You've just explained what a GUC is. This is not helpful.
> > Why is this fundamentally different to those two things?
>
> Because the situation looks completely different to me here. TRUNCATE
> is thought as a option to be able to avoid an exclusive lock when
> truncating the relation file size at the end of VACUUM. More
> importantly the default of TRUNCATE is *false*, meaning that we are
> never going to skip the truncation unless one specifies it at the
> relation level.
Maybe it looks different to you because that's not actually true;
VACUUM *does* skip the truncation when it feels like it, regardless of
the value of the reloption. In general there is no strict guarantee of
truncation ever happening -- see lazy_truncate_heap().
Again: Why is this fundamentally different?
> Here, what we have is a decision that is enforced to happen by
> default, all the time, with the user not knowing about it. If there
> is a bug of an issue with it, users, based on your proposal, would be
> forced to change it for each *relation*. If they miss some of those
> relations, they may still run into problems without knowing about it.
> The change of default behavior and having no way to control it in
> a simple way look incompatible to me.
You've just explained what a reloption is. Again, this is not helping.
> Perhaps. What I am really scared about is that you are assuming that
> enforcing this decision will be *always* fine.
I very clearly and repeatedly said that there was uncertainty about
causing issues in rare real world cases. Are you always 100% certain
that your code has no bugs before you commit it?
Should I now add a GUC for every single feature that I commit? You are
just asserting that we must need to add a GUC, without giving any real
reasons -- you're just giving generic reasons that work just as well
in most situations. I'm baffled by this.
> What I am trying to
> say here is that it *may not* be fine for everybody, and that there
> should be an easy way to turn it off if that proves to be a problem.
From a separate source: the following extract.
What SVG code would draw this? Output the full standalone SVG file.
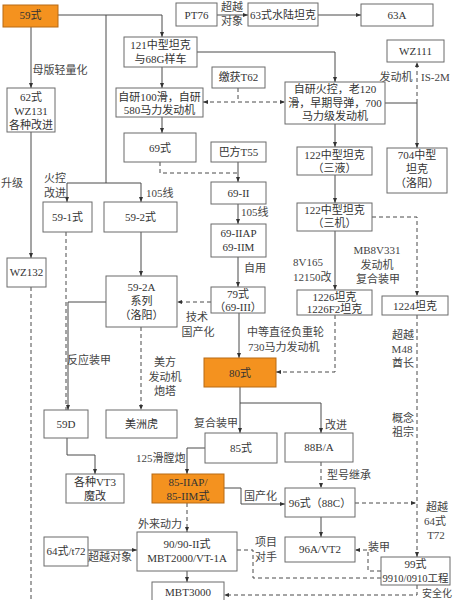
<svg xmlns="http://www.w3.org/2000/svg" width="453" height="600" viewBox="0 0 453 600">
<style>
rect{fill:#fff;stroke:#6b6b6b;stroke-width:1}
.o rect{fill:#f4921f;stroke:#b86a14}
text{font-family:"Liberation Serif","Noto Sans CJK SC",serif;font-size:11px;fill:#333;text-anchor:middle}
.lb text{fill:#444}
.s{text-anchor:start}
.c path{fill:none;stroke:#4a4a4a;stroke-width:1}
.c .d{stroke-dasharray:4,3}
</style>
<defs>
<marker id="a" viewBox="0 0 10 10" refX="10" refY="5" markerWidth="5" markerHeight="5" orient="auto-start-reverse"><path d="M0,1L10,5L0,9z" fill="#333"/></marker>
</defs>
<rect x="0" y="0" width="453" height="600" style="fill:#fff;stroke:none"/>
<g class="c" id="connectors">
<path d="M58,15H162V37" marker-end="url(#a)"/>
<path d="M31,27V88" marker-end="url(#a)"/>
<path d="M106,15V183"/>
<path d="M67,183V202" marker-end="url(#a)"/>
<path d="M67,183H141V202" marker-end="url(#a)"/>
<path d="M217,15H248" marker-end="url(#a)"/>
<path d="M318,15H361" marker-end="url(#a)"/>
<path d="M197,52H335V82" marker-end="url(#a)"/>
<path d="M162,67V88" marker-end="url(#a)"/>
<path d="M162,117V133" marker-end="url(#a)"/>
<path class="d" d="M238,88V102"/>
<path class="d" d="M203,102H285" marker-start="url(#a)" marker-end="url(#a)"/>
<path class="d" d="M417,103V62" marker-end="url(#a)"/>
<path d="M385,103H417V148" marker-end="url(#a)"/>
<path d="M335,124V147" marker-end="url(#a)"/>
<path d="M335,175V203" marker-end="url(#a)"/>
<path d="M335,231V290" marker-end="url(#a)"/>
<path class="d" d="M372,217H417V296" marker-end="url(#a)"/>
<path class="d" d="M160,162V173H238"/>
<path d="M238,162V182" marker-end="url(#a)"/>
<path d="M238,204V224" marker-end="url(#a)"/>
<path d="M238,257V287" marker-end="url(#a)"/>
<path class="d" d="M211,302H177" marker-end="url(#a)"/>
<path d="M239,313V358" marker-end="url(#a)"/>
<path class="d" d="M335,315V372H276" marker-end="url(#a)"/>
<path d="M240,387V433" marker-end="url(#a)"/>
<path d="M240,403H321V433" marker-end="url(#a)"/>
<path d="M31,132V258" marker-end="url(#a)"/>
<path class="d" d="M31,287V600"/>
<path d="M141,232V276" marker-end="url(#a)"/>
<path class="d" d="M66,232V410"/>
<path d="M106,302H68V410" marker-end="url(#a)"/>
<path class="d" d="M141,327V410" marker-end="url(#a)"/>
<path d="M67,438V455H95V474" marker-end="url(#a)"/>
<path d="M205,448H187V474" marker-end="url(#a)"/>
<path d="M224,488H241V504H285" marker-end="url(#a)"/>
<path class="d" d="M321,462V488" marker-end="url(#a)"/>
<path d="M321,517V537" marker-end="url(#a)"/>
<path class="d" d="M355,503H416" marker-end="url(#a)"/>
<path class="d" d="M417,315V557" marker-end="url(#a)"/>
<path class="d" d="M381,571H368V550H355" marker-end="url(#a)"/>
<path d="M88,550H137" marker-end="url(#a)"/>
<path class="d" d="M187,503V532" marker-end="url(#a)"/>
<path d="M187,571V582" marker-end="url(#a)"/>
<path class="d" d="M237,550H253V578H381"/>
<path class="d" d="M417,585V595H224" marker-end="url(#a)"/>
</g>
<g class="lb" id="labels">
<text x="60" y="74">母版轻量化</text>
<text x="232" y="11">超越</text>
<text x="232" y="25">对象</text>
<text x="396" y="81">发动机</text>
<text class="s" x="421" y="81">IS-2M</text>
<text x="12" y="187">升级</text>
<text x="55" y="182">火控</text>
<text x="55" y="197">改进</text>
<text class="s" x="146" y="197">105线</text>
<text class="s" x="241" y="216">105线</text>
<text class="s" x="244" y="272">自用</text>
<text class="s" x="293" y="266">8V165</text>
<text class="s" x="293" y="281">12150改</text>
<text x="377" y="254">MB8V331</text>
<text x="377" y="269">发动机</text>
<text x="378" y="283">复合装甲</text>
<text x="197" y="321">技术</text>
<text x="198" y="336">国产化</text>
<text class="s" x="247" y="336">中等直径负重轮</text>
<text class="s" x="248" y="351">730马力发动机</text>
<text x="403" y="339">超越</text>
<text x="402" y="353">M48</text>
<text x="403" y="367">酋长</text>
<text x="89" y="364">反应装甲</text>
<text x="165" y="366">美方</text>
<text x="165" y="381">发动机</text>
<text x="165" y="395">炮塔</text>
<text x="403" y="422">概念</text>
<text x="403" y="436">祖宗</text>
<text x="216" y="427">复合装甲</text>
<text class="s" x="325" y="429">改进</text>
<text class="s" x="136" y="462">125滑膛炮</text>
<text class="s" x="327" y="479">型号继承</text>
<text class="s" x="244" y="500">国产化</text>
<text x="437" y="511">超越</text>
<text x="435" y="525">64式</text>
<text x="436" y="539">T72</text>
<text x="160" y="528">外来动力</text>
<text x="266" y="546">项目</text>
<text x="266" y="561">对手</text>
<text x="379" y="551">装甲</text>
<text x="110" y="561">超越对象</text>
<text class="s" x="422" y="597" style="font-size:10px">安全化</text>
</g>
<g id="n59" class="o"><rect x="3" y="5" width="55" height="22"/><text x="30.5" y="19">59式</text></g>
<g id="nPT76"><rect x="176" y="3" width="41" height="23"/><text x="196.5" y="19">PT76</text></g>
<g id="n63"><rect x="248" y="3" width="70" height="23"/><text x="283" y="19">63式水陆坦克</text></g>
<g id="n63A"><rect x="361" y="4" width="72" height="22"/><text x="397" y="19">63A</text></g>
<g id="n121"><rect x="124" y="37" width="73" height="30"/><text x="160.5" y="49">121中型坦克</text><text x="160.5" y="63">与68G样车</text></g>
<g id="nWZ111"><rect x="387" y="40" width="57" height="22"/><text x="415.5" y="55">WZ111</text></g>
<g id="n62"><rect x="7" y="88" width="48" height="44"/><text x="31" y="101">62式</text><text x="31" y="115">WZ131</text><text x="31" y="129">各种改进</text></g>
<g id="n100"><rect x="116" y="88" width="87" height="29"/><text x="159.5" y="101">自研100滑，自研</text><text x="159.5" y="114">580马力发动机</text></g>
<g id="nT62"><rect x="212" y="67" width="53" height="21"/><text x="238.5" y="81">缴获T62</text></g>
<g id="nZY"><rect x="285" y="82" width="100" height="42"/><text x="335" y="93">自研火控，老120</text><text x="335" y="107">滑，早期导弹，700</text><text x="335" y="120">马力级发动机</text></g>
<g id="n69"><rect x="124" y="133" width="72" height="29"/><text x="160" y="152">69式</text></g>
<g id="nT55"><rect x="211" y="142" width="55" height="20"/><text x="238.5" y="156">巴方T55</text></g>
<g id="n122a"><rect x="297" y="147" width="75" height="28"/><text x="334.5" y="159">122中型坦克</text><text x="334.5" y="172">（三液）</text></g>
<g id="n704"><rect x="387" y="148" width="60" height="45"/><text x="417" y="159">704中型</text><text x="417" y="173">坦克</text><text x="417" y="187">（洛阳）</text></g>
<g id="n591"><rect x="43" y="202" width="49" height="30"/><text x="67.5" y="221">59-1式</text></g>
<g id="n592"><rect x="104" y="202" width="73" height="30"/><text x="140.5" y="221">59-2式</text></g>
<g id="n69II"><rect x="211" y="182" width="55" height="22"/><text x="238.5" y="197">69-II</text></g>
<g id="n122b"><rect x="297" y="203" width="75" height="28"/><text x="334.5" y="214">122中型坦克</text><text x="334.5" y="227">（三机）</text></g>
<g id="n69IIAP"><rect x="211" y="224" width="55" height="33"/><text x="238.5" y="237">69-IIAP</text><text x="238.5" y="251">69-IIM</text></g>
<g id="nWZ132"><rect x="7" y="258" width="39" height="29"/><text x="26.5" y="276">WZ132</text></g>
<g id="n592A"><rect x="106" y="276" width="71" height="51"/><text x="141.5" y="291">59-2A</text><text x="141.5" y="305">系列</text><text x="141.5" y="319">（洛阳）</text></g>
<g id="n79"><rect x="211" y="287" width="54" height="26"/><text x="238" y="298">79式</text><text x="238" y="311">（69-III）</text></g>
<g id="n1226"><rect x="297" y="290" width="75" height="25"/><text x="334.5" y="301">1226坦克</text><text x="334.5" y="313">1226F2坦克</text></g>
<g id="n1224"><rect x="382" y="296" width="66" height="19"/><text x="415" y="310">1224坦克</text></g>
<g id="n80" class="o"><rect x="204" y="358" width="72" height="29"/><text x="240" y="377">80式</text></g>
<g id="n59D"><rect x="44" y="410" width="44" height="28"/><text x="66" y="428">59D</text></g>
<g id="nJaguar"><rect x="106" y="410" width="71" height="28"/><text x="141.5" y="428">美洲虎</text></g>
<g id="n85"><rect x="205" y="433" width="72" height="30"/><text x="241" y="452">85式</text></g>
<g id="n88BA"><rect x="285" y="433" width="68" height="29"/><text x="319" y="451">88B/A</text></g>
<g id="nVT3"><rect x="66" y="474" width="58" height="29"/><text x="95" y="486">各种VT3</text><text x="95" y="500">魔改</text></g>
<g id="n85IIAP" class="o"><rect x="152" y="474" width="72" height="29"/><text x="188" y="486">85-IIAP/</text><text x="188" y="500">85-IIM式</text></g>
<g id="n96"><rect x="285" y="488" width="70" height="29"/><text x="320" y="507">96式（88C）</text></g>
<g id="n90"><rect x="137" y="532" width="100" height="39"/><text x="187" y="548">90/90-II式</text><text x="187" y="562">MBT2000/VT-1A</text></g>
<g id="n64"><rect x="44" y="537" width="44" height="29"/><text x="66" y="555">64式/t72</text></g>
<g id="n96A"><rect x="285" y="537" width="70" height="25"/><text x="320" y="553">96A/VT2</text></g>
<g id="n99"><rect x="381" y="557" width="69" height="28"/><text x="415.5" y="568">99式</text><text x="415.5" y="582" style="font-size:10.5px">9910/0910工程</text></g>
<g id="nMBT3000"><rect x="152" y="582" width="72" height="25"/><text x="188" y="596">MBT3000</text></g>
</svg>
As I said, I think that the relationship is both necessary and
sufficient. A GUC is a heavyweight solution that seems quite
unnecessary.
> I don't quite see how that's an implementation problem, we have
> already many reloptions that are controlled with GUCs if the
> reloptions have no default.
I never said that there was an implementation problem with a GUC. Just
that it was unnecessary, and not consistent with existing practice.
Does anyone else have an opinion on this? Of course I can easily add a
GUC. But I won't do so in the absence of any real argument in favor of
it.
> I think that a more careful choice implementation would have been to
> turn this optimization off by default, while having an option to allow
> one to turn it on at will.
You have yet to say anything about the implementation.